By MARK KAPCHANGA
High levels of illiteracy could blight county economies, a new report by the Kenya National Bureau of Statistics (KNBS) and Society for International Development says.
The report shows that over 15 counties have more than 30 per cent illiteracy levels.
Turkana leads with 82 per cent illiteracy, followed by Wajir, Garissa, Mandera and Marsabit at 76 per cent, 74 per cent, 70 per cent and 68 per cent respectively.
On the other hand, Nairobi, Kiambu, Kirinyaga, Murang’a and Machakos top in the number of people who are able to read and write at 89 per cent, 88 per cent, 87 per cent, 86 per cent and 85 per cent respectively.
According to the report, people in Nairobi County have 15.4 times more access to secondary school education or above than those living in Turkana County.
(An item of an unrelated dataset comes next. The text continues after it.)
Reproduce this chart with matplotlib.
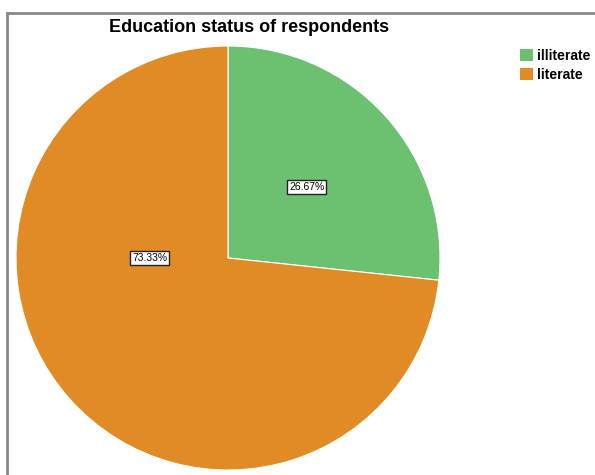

They also have 2.2 times more access to secondary school education than an average Kenyan.
Still, individuals living in Turkana County are seven times less likely to have access to any secondary education than an average Kenyan.
“The proportion of individuals with secondary education in male-headed households is higher than in female-headed households across all counties,” said the report.
The inequality challenge facing the country is conspicuous, with the revelation that Turkana County’s proportion of population with no education is eight times that of the highest ranked county, Nairobi.
At constituency level, Loima Constituency in Turkana has the highest share of individuals with no education – at 93 per cent – compared to Makadara Constituency in Nairobi with the least at 8.2 per cent.
This means that a person in Loima is 11 times more likely to have no education than one in Makadara.
Analysts say the high illiteracy levels are the reason behind the rising crime rates and low economic growth.
The United Nations Educational, Scientific and Cultural Organisation argues that illiteracy stifles opportunities for innovation and dampens the economic potential of millions of people. Currently, about nine per cent of the world population is illiterate.
It says that in sub-Saharan Africa, more than 50 per cent of people are unable to read and write. “To boost global economy, nations must invest in solutions to promote literacy on a global level,” said the United Nations body.
Education levels in counties seem to be positively correlated with the number of people working. The proportion of population that works for pay in Turkana, Mandera, Garissa and Tana River counties is 0.06 per cent, 0.07 per cent, 0.1 per cent and 0.11 per cent respectively. However, in Nairobi, Mombasa, Kiambu and Kajiado, the fraction of people that work for pay is 0.47 per cent, 0.41 per cent, 0.38 per cent and 0.33 per cent respectively.
It is no coincidence that the counties with the highest proportion of their populations without work are among the poorest in Kenya.